Superfund Recycling Equity Act (SREA) Fee Shifting: PRP Group Liable for Third-Party Defendant's Attorneys' Fees
The Superfund Recycling Equity Act (“SREA”) fee shifting provision puts PRP groups seeking contribution under CERCLA from generators of “recyclable material” at risk of paying the generators’ attorneys’ fees if the generator’s defense succeeds. A federal district court recently ruled that a PRP group seeking contribution under CERCLA must pay the attorneys’ fees incurred by a mining company targeted by the PRP group for contribution. Evansville Greenway and Remediation Trust v. Southern Indiana Gas and Electric Co., Inc.., No. 07-00066 (S.D. Ind. Feb. 25, 2011), Dkt. 917.
Previously, district courts have refrained from awarding defense fees under SREA on the grounds that it would result in “manifest injustice” because the retroactive application of SREA (enacted in 1999) would impose a fee-shifting component that did not exist when the contribution actions were initiated. See, e.g., RSR Corp. v. Avanti Development Inc., 2000 WL 1449859 at *4 (S.D. Ind. 2000) (“The plaintiffs made their decisions about whom to sue at a time when CERCLA did not allow a prevailing party in a contribution action to obtain costs and fees from its burden. To burden that decision now with the imposition of the attorney and expert fees of any defendant that prevails under the SREA seems inconsistent with the ‘familiar considerations of fair notice, reasonable reliance, and settled expectations’ mentioned by the Supreme Court.”); see also U.S. v. Mountain Metal Co., 137 F.Supp.2d 1267, 1282 (N.D. Ala 2001).
In Evansville Greenway, the court determined that the third-party defendant, Solar Sources, Inc., qualified for an exemption to CERCLA liability established by SREA. Specifically, the court found that Solar Sources had “arranged for recycling” because it sold scrap metal that met a “commercial specification grade for which a market existed,” and that a “substantial portion of the scrap was made available for use in the manufacture of a new product. This satisfied the SREA requirements for scrap metal generators set forth in 42 U.S.C. 9627(d).
Having determined that Solar Sources prevailed in its SREA defense, the court then awarded attorney and expert fees under the statute’s fee-shifting provision, 42 U.S.C. 9627(j).

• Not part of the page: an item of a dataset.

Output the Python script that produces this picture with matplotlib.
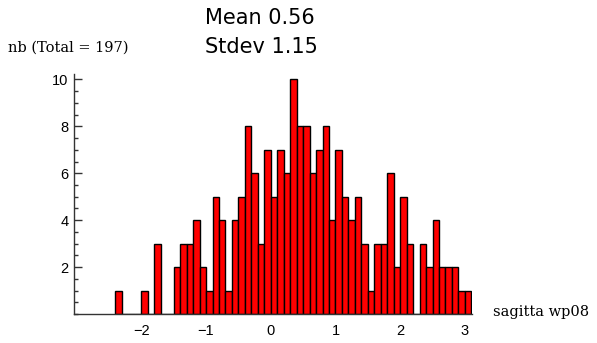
import numpy as np
import matplotlib.pyplot as plt
from matplotlib.ticker import MultipleLocator

# histogram of sagitta wp08, bins of 0.1 starting at -2.4
bin_start = -2.4
bin_width = 0.1
counts = [1, 0, 0, 0, 1, 0, 3, 0, 0,
          2, 3, 3, 4, 2, 1, 5, 4, 1, 4,
          5, 8, 6, 3, 7, 5, 7, 6, 10, 8,
          8, 6, 7, 8, 4, 7, 5, 4, 5, 3,
          1, 3, 3, 6, 2, 5, 3, 0, 3, 2,
          4, 2, 2, 2, 1, 1]
mean_txt = "Mean 0.56"
stdev_txt = "Stdev 1.15"
ylabel_txt = "nb (Total = 197)"
xlabel_txt = "sagitta wp08"
xticks = [-2, -1, 0, 1, 2, 3]
yticks = [2, 4, 6, 8, 10]

edges = bin_start + bin_width * np.arange(len(counts))

fig = plt.figure(figsize=(5.97, 3.43), dpi=100)
ax = fig.add_axes([0.124, 0.0845, 0.6666, 0.6995])

ax.bar(edges, counts, width=bin_width, align='edge',
       color='#ff0000', edgecolor='black', linewidth=1.0)

ax.set_xlim(-3.04, 3.11)
ax.set_ylim(0, 10.23)

for s in ['top', 'right']:
   ax.spines[s].set_visible(False)
for s in ['left', 'bottom']:
   ax.spines[s].set_color('#333333')
   ax.spines[s].set_linewidth(1.0)

ax.set_xticks(xticks)
ax.set_xticklabels([f"\u2212{abs(t)}" if t < 0 else str(t) for t in xticks])
ax.set_yticks(yticks)
ax.yaxis.set_minor_locator(MultipleLocator(0.5))
ax.tick_params(axis='x', length=0, pad=7, labelsize=10.5)
ax.tick_params(axis='y', which='major', direction='in', length=6, width=1.0,
               color='#333333', labelsize=10.5, pad=4)
ax.tick_params(axis='y', which='minor', direction='in', length=3, width=1.0,
               color='#333333')
for lbl in ax.get_xticklabels() + ax.get_yticklabels():
   lbl.set_family('Liberation Sans')

fig.text(0.343, 0.948, mean_txt, fontsize=15, family='DejaVu Sans',
         ha='left', va='center')
fig.text(0.343, 0.862, stdev_txt, fontsize=15, family='DejaVu Sans',
         ha='left', va='center')
fig.text(0.013, 0.862, ylabel_txt, fontsize=10.5, family='DejaVu Serif',
         ha='left', va='center')
fig.text(0.826, 0.09, xlabel_txt, fontsize=10.5, family='DejaVu Serif',
         ha='left', va='center')

fig.savefig('out.png', dpi=100)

Without referring to the prior case law interpreting this section, the court matter-of-factly awarded the fees “as we are required to do under the statute.” The third-party complaint against Solar Sources was filed by the PRP group in 1999, after SREA was enacted, but the court did not discuss this timing in awarding defense fees.
Accordingly, PRP groups must carefully consider the risk of liability for defense fees and expenses prior to filing contribution actions against generators of material that potentially falls within the scope of SREA’s exemption.